— begin GIVEN MATERIAL —
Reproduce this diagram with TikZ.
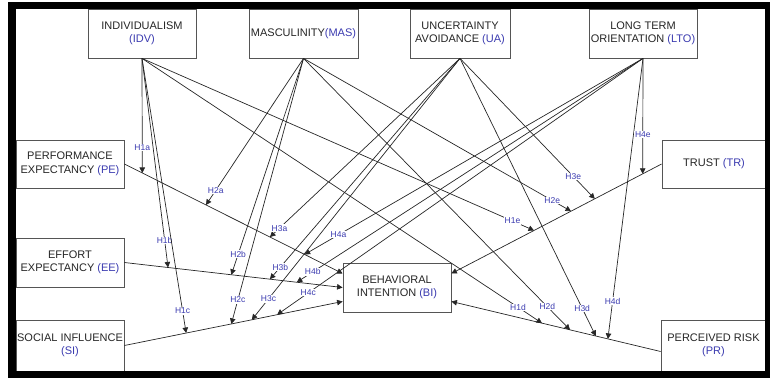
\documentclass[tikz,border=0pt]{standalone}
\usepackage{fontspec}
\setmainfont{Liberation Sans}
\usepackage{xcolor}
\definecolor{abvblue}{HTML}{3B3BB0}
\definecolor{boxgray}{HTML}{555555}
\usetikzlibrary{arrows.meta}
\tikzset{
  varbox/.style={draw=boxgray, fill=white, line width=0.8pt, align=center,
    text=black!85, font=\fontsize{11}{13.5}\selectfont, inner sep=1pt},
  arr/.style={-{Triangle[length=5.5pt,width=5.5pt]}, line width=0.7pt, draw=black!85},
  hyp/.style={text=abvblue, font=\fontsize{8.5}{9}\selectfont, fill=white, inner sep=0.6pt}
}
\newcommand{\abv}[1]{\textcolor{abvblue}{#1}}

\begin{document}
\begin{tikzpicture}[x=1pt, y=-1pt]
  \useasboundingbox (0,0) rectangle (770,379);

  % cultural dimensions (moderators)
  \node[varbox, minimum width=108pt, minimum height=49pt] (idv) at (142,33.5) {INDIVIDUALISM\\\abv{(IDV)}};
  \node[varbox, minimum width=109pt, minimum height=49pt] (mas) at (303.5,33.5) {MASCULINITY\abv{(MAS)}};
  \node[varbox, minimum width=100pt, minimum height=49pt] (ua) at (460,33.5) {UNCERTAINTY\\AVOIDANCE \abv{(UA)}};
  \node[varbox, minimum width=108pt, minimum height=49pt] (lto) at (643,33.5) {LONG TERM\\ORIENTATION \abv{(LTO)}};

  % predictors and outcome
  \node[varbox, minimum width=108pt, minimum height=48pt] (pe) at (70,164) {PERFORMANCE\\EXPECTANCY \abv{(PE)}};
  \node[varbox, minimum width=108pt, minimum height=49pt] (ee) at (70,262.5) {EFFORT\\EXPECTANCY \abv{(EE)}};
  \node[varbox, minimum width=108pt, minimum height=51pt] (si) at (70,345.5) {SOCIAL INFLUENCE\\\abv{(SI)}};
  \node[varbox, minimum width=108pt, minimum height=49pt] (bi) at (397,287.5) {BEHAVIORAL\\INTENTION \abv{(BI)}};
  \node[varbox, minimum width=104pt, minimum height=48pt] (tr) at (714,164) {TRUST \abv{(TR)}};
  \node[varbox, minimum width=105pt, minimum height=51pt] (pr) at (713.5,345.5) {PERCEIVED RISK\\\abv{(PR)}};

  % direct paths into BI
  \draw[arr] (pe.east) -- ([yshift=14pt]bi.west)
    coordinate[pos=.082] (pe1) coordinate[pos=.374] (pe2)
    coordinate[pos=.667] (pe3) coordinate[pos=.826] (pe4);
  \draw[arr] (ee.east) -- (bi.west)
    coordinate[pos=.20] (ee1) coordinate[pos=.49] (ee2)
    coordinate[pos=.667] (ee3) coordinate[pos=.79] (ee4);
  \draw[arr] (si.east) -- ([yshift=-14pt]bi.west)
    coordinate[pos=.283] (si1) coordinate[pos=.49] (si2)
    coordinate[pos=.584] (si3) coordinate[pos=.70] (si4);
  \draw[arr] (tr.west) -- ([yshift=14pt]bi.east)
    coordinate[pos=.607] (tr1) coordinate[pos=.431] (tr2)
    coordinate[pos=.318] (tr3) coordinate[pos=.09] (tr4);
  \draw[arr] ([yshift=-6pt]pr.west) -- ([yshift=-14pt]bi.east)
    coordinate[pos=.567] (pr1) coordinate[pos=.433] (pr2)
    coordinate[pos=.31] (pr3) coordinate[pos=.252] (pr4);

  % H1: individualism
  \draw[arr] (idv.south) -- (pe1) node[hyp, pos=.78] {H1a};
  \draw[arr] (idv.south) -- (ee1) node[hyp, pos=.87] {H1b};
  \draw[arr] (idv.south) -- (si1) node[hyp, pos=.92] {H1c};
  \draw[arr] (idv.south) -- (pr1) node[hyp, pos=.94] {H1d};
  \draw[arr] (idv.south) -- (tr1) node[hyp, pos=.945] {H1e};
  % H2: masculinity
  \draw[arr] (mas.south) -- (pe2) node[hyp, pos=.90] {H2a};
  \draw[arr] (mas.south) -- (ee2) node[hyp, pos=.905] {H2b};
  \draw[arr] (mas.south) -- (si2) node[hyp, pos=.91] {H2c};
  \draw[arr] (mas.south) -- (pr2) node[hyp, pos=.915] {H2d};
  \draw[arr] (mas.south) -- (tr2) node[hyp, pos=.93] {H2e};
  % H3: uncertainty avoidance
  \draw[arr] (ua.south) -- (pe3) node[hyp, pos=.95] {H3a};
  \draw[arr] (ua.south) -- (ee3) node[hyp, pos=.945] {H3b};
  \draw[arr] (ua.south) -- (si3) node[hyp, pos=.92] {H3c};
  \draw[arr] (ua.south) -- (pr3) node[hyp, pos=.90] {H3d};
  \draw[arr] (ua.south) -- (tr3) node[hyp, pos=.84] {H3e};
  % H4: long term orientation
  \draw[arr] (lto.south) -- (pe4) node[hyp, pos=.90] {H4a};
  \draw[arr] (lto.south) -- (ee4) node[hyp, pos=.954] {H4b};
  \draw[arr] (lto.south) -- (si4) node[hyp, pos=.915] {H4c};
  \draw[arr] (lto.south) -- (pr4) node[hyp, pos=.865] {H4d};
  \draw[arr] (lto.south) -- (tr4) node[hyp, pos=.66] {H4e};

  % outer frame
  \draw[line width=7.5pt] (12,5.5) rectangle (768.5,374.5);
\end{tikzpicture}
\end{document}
— end GIVEN MATERIAL —
> [AIM] Write out an exact copy of the listing, first line through the line containing "minimum height=49pt] (lto)", with the pictures left out.

> [RESPONSE TO THIS TASK]
Reproduce this diagram with TikZ.
\documentclass[tikz,border=0pt]{standalone}
\usepackage{fontspec}
\setmainfont{Liberation Sans}
\usepackage{xcolor}
\definecolor{abvblue}{HTML}{3B3BB0}
\definecolor{boxgray}{HTML}{555555}
\usetikzlibrary{arrows.meta}
\tikzset{
  varbox/.style={draw=boxgray, fill=white, line width=0.8pt, align=center,
    text=black!85, font=\fontsize{11}{13.5}\selectfont, inner sep=1pt},
  arr/.style={-{Triangle[length=5.5pt,width=5.5pt]}, line width=0.7pt, draw=black!85},
  hyp/.style={text=abvblue, font=\fontsize{8.5}{9}\selectfont, fill=white, inner sep=0.6pt}
}
\newcommand{\abv}[1]{\textcolor{abvblue}{#1}}

\begin{document}
\begin{tikzpicture}[x=1pt, y=-1pt]
  \useasboundingbox (0,0) rectangle (770,379);

  % cultural dimensions (moderators)
  \node[varbox, minimum width=108pt, minimum height=49pt] (idv) at (142,33.5) {INDIVIDUALISM\\\abv{(IDV)}};
  \node[varbox, minimum width=109pt, minimum height=49pt] (mas) at (303.5,33.5) {MASCULINITY\abv{(MAS)}};
  \node[varbox, minimum width=100pt, minimum height=49pt] (ua) at (460,33.5) {UNCERTAINTY\\AVOIDANCE \abv{(UA)}};
  \node[varbox, minimum width=108pt, minimum height=49pt] (lto) at (643,33.5) {LONG TERM\\ORIENTATION \abv{(LTO)}};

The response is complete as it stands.